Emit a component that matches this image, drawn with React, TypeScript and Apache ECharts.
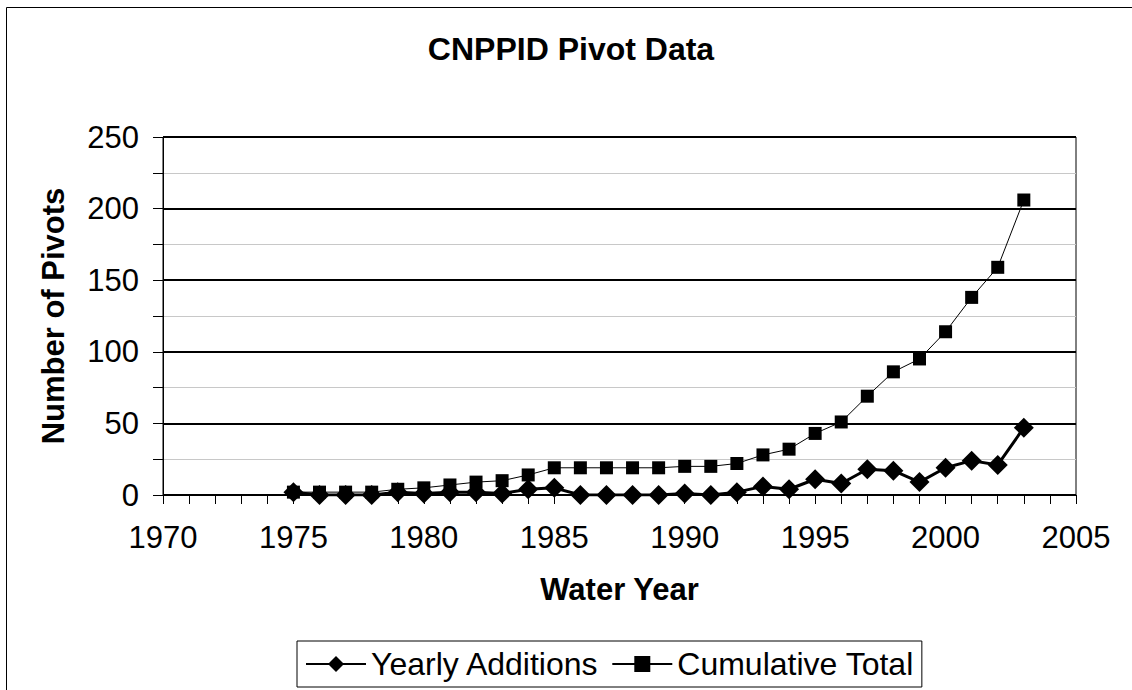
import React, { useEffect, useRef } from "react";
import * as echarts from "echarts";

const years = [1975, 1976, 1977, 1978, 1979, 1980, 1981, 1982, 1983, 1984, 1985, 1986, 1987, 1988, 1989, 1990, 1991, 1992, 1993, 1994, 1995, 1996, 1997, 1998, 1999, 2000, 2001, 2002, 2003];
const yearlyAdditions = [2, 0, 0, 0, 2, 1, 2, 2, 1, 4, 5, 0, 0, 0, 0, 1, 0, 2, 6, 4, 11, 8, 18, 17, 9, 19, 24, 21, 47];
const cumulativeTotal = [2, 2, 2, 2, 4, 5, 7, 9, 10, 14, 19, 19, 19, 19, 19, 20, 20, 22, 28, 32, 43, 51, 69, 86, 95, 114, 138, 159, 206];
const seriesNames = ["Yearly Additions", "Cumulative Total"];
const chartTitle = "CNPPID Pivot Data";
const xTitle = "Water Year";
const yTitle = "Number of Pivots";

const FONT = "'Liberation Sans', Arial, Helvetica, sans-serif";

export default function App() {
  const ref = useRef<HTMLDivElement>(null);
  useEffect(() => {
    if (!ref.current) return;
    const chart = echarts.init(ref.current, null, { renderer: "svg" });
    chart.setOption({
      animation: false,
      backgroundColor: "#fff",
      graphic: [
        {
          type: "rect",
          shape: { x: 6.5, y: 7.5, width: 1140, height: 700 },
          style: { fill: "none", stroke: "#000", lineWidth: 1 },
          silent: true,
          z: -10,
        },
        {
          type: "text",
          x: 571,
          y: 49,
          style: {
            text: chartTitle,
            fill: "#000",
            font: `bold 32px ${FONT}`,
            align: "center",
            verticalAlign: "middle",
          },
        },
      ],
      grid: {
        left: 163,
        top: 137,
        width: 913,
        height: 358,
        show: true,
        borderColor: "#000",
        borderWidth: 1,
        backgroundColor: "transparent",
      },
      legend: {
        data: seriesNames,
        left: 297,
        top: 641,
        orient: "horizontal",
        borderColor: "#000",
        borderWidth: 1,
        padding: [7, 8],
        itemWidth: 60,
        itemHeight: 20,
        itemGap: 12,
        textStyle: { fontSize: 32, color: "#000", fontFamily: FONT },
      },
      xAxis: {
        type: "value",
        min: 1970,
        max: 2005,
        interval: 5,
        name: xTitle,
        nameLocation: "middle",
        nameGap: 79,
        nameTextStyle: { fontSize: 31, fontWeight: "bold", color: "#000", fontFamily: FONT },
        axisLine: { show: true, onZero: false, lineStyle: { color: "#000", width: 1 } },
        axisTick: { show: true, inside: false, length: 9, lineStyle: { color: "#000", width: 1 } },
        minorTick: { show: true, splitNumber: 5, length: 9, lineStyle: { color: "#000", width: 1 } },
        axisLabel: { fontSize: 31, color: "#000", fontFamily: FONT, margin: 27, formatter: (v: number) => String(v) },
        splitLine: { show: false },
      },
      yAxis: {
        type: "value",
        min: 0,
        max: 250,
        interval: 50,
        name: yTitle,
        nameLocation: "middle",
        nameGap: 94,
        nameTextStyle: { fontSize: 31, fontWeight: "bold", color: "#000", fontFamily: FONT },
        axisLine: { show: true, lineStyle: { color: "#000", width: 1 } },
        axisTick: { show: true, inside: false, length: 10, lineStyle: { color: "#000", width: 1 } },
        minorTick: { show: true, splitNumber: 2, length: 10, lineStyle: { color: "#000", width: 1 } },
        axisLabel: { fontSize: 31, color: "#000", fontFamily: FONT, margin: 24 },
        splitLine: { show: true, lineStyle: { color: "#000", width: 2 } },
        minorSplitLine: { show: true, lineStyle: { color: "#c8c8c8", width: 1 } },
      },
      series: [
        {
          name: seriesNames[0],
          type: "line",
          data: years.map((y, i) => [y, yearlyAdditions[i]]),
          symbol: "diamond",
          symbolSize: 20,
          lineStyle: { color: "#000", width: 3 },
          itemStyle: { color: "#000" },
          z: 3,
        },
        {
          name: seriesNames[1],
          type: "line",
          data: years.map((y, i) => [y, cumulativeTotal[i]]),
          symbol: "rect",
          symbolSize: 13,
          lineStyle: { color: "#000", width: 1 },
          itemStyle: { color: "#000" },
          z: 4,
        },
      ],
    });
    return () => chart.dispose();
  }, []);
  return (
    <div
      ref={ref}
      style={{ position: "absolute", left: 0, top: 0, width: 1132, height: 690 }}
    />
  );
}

------------

Work to complete
Give back exactly the lines from the first line of the data through the line with "import * as", pictures excluded.

Response for this exercise
Emit a component that matches this image, drawn with React, TypeScript and Apache ECharts.
import React, { useEffect, useRef } from "react";
import * as echarts from "echarts";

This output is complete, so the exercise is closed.